| What to produce |
Reproduce the records below exactly as given.
**** Given records ****
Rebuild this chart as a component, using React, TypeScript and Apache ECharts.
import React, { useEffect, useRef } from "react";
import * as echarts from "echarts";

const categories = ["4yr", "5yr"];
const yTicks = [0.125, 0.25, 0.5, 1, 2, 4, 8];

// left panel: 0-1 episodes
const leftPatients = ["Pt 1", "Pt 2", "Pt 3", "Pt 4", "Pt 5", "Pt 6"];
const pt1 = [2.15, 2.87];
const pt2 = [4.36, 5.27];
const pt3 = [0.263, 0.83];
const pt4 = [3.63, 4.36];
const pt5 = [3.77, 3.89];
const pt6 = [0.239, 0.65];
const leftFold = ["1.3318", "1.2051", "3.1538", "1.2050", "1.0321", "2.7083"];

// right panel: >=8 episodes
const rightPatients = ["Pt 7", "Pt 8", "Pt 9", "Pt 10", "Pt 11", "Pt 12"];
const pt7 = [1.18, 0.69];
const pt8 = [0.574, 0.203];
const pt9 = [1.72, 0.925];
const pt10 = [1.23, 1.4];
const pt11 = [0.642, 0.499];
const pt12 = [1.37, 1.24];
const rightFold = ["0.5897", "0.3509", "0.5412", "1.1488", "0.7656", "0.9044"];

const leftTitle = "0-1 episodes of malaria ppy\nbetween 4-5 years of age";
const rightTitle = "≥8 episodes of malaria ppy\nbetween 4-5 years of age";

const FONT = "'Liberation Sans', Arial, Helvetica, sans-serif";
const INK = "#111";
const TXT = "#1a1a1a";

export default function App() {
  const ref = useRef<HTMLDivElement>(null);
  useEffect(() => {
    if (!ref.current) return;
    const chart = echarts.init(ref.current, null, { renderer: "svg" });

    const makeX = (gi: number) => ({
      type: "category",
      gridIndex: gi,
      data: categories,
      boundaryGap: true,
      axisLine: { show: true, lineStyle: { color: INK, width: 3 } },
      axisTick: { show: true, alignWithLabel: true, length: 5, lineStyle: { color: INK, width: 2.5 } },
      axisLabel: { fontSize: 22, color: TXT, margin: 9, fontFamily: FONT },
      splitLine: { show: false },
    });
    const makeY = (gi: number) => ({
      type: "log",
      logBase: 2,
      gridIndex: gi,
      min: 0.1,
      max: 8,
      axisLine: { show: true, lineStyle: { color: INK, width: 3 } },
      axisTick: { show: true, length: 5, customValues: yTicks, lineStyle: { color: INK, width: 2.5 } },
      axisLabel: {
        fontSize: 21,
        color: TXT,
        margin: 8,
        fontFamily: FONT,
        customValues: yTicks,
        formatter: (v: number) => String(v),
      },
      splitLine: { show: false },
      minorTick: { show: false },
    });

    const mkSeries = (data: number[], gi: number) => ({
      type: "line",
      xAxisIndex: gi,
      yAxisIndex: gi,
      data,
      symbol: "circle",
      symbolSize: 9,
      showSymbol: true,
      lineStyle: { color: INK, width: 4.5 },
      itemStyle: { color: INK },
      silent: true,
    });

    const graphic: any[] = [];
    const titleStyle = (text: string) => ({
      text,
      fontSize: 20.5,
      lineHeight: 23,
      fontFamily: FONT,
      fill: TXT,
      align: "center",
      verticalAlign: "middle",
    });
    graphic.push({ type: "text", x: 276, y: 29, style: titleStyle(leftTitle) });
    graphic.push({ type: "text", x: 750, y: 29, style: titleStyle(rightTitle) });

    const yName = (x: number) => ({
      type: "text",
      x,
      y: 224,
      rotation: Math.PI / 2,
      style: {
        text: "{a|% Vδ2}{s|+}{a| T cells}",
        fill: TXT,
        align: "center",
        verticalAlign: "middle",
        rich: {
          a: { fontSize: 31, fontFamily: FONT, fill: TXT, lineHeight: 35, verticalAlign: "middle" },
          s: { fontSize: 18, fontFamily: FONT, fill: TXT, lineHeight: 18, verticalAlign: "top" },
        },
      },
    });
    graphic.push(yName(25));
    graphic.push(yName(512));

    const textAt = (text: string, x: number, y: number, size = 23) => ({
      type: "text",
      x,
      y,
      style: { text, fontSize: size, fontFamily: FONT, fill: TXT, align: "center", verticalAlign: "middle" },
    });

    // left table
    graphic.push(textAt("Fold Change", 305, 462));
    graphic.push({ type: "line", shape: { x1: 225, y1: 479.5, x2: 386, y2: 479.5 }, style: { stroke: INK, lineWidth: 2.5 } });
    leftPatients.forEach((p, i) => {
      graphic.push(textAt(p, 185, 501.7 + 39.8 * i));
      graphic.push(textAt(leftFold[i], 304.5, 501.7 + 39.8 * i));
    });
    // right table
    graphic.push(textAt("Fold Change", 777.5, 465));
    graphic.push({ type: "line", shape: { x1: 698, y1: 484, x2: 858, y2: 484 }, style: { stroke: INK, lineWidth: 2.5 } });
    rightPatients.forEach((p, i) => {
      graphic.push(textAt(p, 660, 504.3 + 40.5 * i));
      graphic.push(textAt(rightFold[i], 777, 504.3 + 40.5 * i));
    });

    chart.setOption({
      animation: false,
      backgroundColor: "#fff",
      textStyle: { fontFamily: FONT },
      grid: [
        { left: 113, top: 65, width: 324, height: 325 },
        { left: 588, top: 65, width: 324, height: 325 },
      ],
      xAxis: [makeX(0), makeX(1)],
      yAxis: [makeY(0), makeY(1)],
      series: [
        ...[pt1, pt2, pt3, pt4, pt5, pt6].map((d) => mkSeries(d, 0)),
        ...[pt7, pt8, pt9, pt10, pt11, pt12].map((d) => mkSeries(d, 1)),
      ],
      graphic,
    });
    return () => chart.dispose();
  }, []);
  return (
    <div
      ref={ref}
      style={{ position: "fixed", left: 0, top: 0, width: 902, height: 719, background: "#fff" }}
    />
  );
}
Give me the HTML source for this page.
****
| Solved exercise |
Rebuild this chart as a component, using React, TypeScript and Apache ECharts.
import React, { useEffect, useRef } from "react";
import * as echarts from "echarts";

const categories = ["4yr", "5yr"];
const yTicks = [0.125, 0.25, 0.5, 1, 2, 4, 8];

// left panel: 0-1 episodes
const leftPatients = ["Pt 1", "Pt 2", "Pt 3", "Pt 4", "Pt 5", "Pt 6"];
const pt1 = [2.15, 2.87];
const pt2 = [4.36, 5.27];
const pt3 = [0.263, 0.83];
const pt4 = [3.63, 4.36];
const pt5 = [3.77, 3.89];
const pt6 = [0.239, 0.65];
const leftFold = ["1.3318", "1.2051", "3.1538", "1.2050", "1.0321", "2.7083"];

// right panel: >=8 episodes
const rightPatients = ["Pt 7", "Pt 8", "Pt 9", "Pt 10", "Pt 11", "Pt 12"];
const pt7 = [1.18, 0.69];
const pt8 = [0.574, 0.203];
const pt9 = [1.72, 0.925];
const pt10 = [1.23, 1.4];
const pt11 = [0.642, 0.499];
const pt12 = [1.37, 1.24];
const rightFold = ["0.5897", "0.3509", "0.5412", "1.1488", "0.7656", "0.9044"];

const leftTitle = "0-1 episodes of malaria ppy\nbetween 4-5 years of age";
const rightTitle = "≥8 episodes of malaria ppy\nbetween 4-5 years of age";

const FONT = "'Liberation Sans', Arial, Helvetica, sans-serif";
const INK = "#111";
const TXT = "#1a1a1a";

export default function App() {
  const ref = useRef<HTMLDivElement>(null);
  useEffect(() => {
    if (!ref.current) return;
    const chart = echarts.init(ref.current, null, { renderer: "svg" });

    const makeX = (gi: number) => ({
      type: "category",
      gridIndex: gi,
      data: categories,
      boundaryGap: true,
      axisLine: { show: true, lineStyle: { color: INK, width: 3 } },
      axisTick: { show: true, alignWithLabel: true, length: 5, lineStyle: { color: INK, width: 2.5 } },
      axisLabel: { fontSize: 22, color: TXT, margin: 9, fontFamily: FONT },
      splitLine: { show: false },
    });
    const makeY = (gi: number) => ({
      type: "log",
      logBase: 2,
      gridIndex: gi,
      min: 0.1,
      max: 8,
      axisLine: { show: true, lineStyle: { color: INK, width: 3 } },
      axisTick: { show: true, length: 5, customValues: yTicks, lineStyle: { color: INK, width: 2.5 } },
      axisLabel: {
        fontSize: 21,
        color: TXT,
        margin: 8,
        fontFamily: FONT,
        customValues: yTicks,
        formatter: (v: number) => String(v),
      },
      splitLine: { show: false },
      minorTick: { show: false },
    });

    const mkSeries = (data: number[], gi: number) => ({
      type: "line",
      xAxisIndex: gi,
      yAxisIndex: gi,
      data,
      symbol: "circle",
      symbolSize: 9,
      showSymbol: true,
      lineStyle: { color: INK, width: 4.5 },
      itemStyle: { color: INK },
      silent: true,
    });

    const graphic: any[] = [];
    const titleStyle = (text: string) => ({
      text,
      fontSize: 20.5,
      lineHeight: 23,
      fontFamily: FONT,
      fill: TXT,
      align: "center",
      verticalAlign: "middle",
    });
    graphic.push({ type: "text", x: 276, y: 29, style: titleStyle(leftTitle) });
    graphic.push({ type: "text", x: 750, y: 29, style: titleStyle(rightTitle) });

    const yName = (x: number) => ({
      type: "text",
      x,
      y: 224,
      rotation: Math.PI / 2,
      style: {
        text: "{a|% Vδ2}{s|+}{a| T cells}",
        fill: TXT,
        align: "center",
        verticalAlign: "middle",
        rich: {
          a: { fontSize: 31, fontFamily: FONT, fill: TXT, lineHeight: 35, verticalAlign: "middle" },
          s: { fontSize: 18, fontFamily: FONT, fill: TXT, lineHeight: 18, verticalAlign: "top" },
        },
      },
    });
    graphic.push(yName(25));
    graphic.push(yName(512));

    const textAt = (text: string, x: number, y: number, size = 23) => ({
      type: "text",
      x,
      y,
      style: { text, fontSize: size, fontFamily: FONT, fill: TXT, align: "center", verticalAlign: "middle" },
    });

    // left table
    graphic.push(textAt("Fold Change", 305, 462));
    graphic.push({ type: "line", shape: { x1: 225, y1: 479.5, x2: 386, y2: 479.5 }, style: { stroke: INK, lineWidth: 2.5 } });
    leftPatients.forEach((p, i) => {
      graphic.push(textAt(p, 185, 501.7 + 39.8 * i));
      graphic.push(textAt(leftFold[i], 304.5, 501.7 + 39.8 * i));
    });
    // right table
    graphic.push(textAt("Fold Change", 777.5, 465));
    graphic.push({ type: "line", shape: { x1: 698, y1: 484, x2: 858, y2: 484 }, style: { stroke: INK, lineWidth: 2.5 } });
    rightPatients.forEach((p, i) => {
      graphic.push(textAt(p, 660, 504.3 + 40.5 * i));
      graphic.push(textAt(rightFold[i], 777, 504.3 + 40.5 * i));
    });

    chart.setOption({
      animation: false,
      backgroundColor: "#fff",
      textStyle: { fontFamily: FONT },
      grid: [
        { left: 113, top: 65, width: 324, height: 325 },
        { left: 588, top: 65, width: 324, height: 325 },
      ],
      xAxis: [makeX(0), makeX(1)],
      yAxis: [makeY(0), makeY(1)],
      series: [
        ...[pt1, pt2, pt3, pt4, pt5, pt6].map((d) => mkSeries(d, 0)),
        ...[pt7, pt8, pt9, pt10, pt11, pt12].map((d) => mkSeries(d, 1)),
      ],
      graphic,
    });
    return () => chart.dispose();
  }, []);
  return (
    <div
      ref={ref}
      style={{ position: "fixed", left: 0, top: 0, width: 902, height: 719, background: "#fff" }}
    />
  );
}
Give me the HTML source for this page.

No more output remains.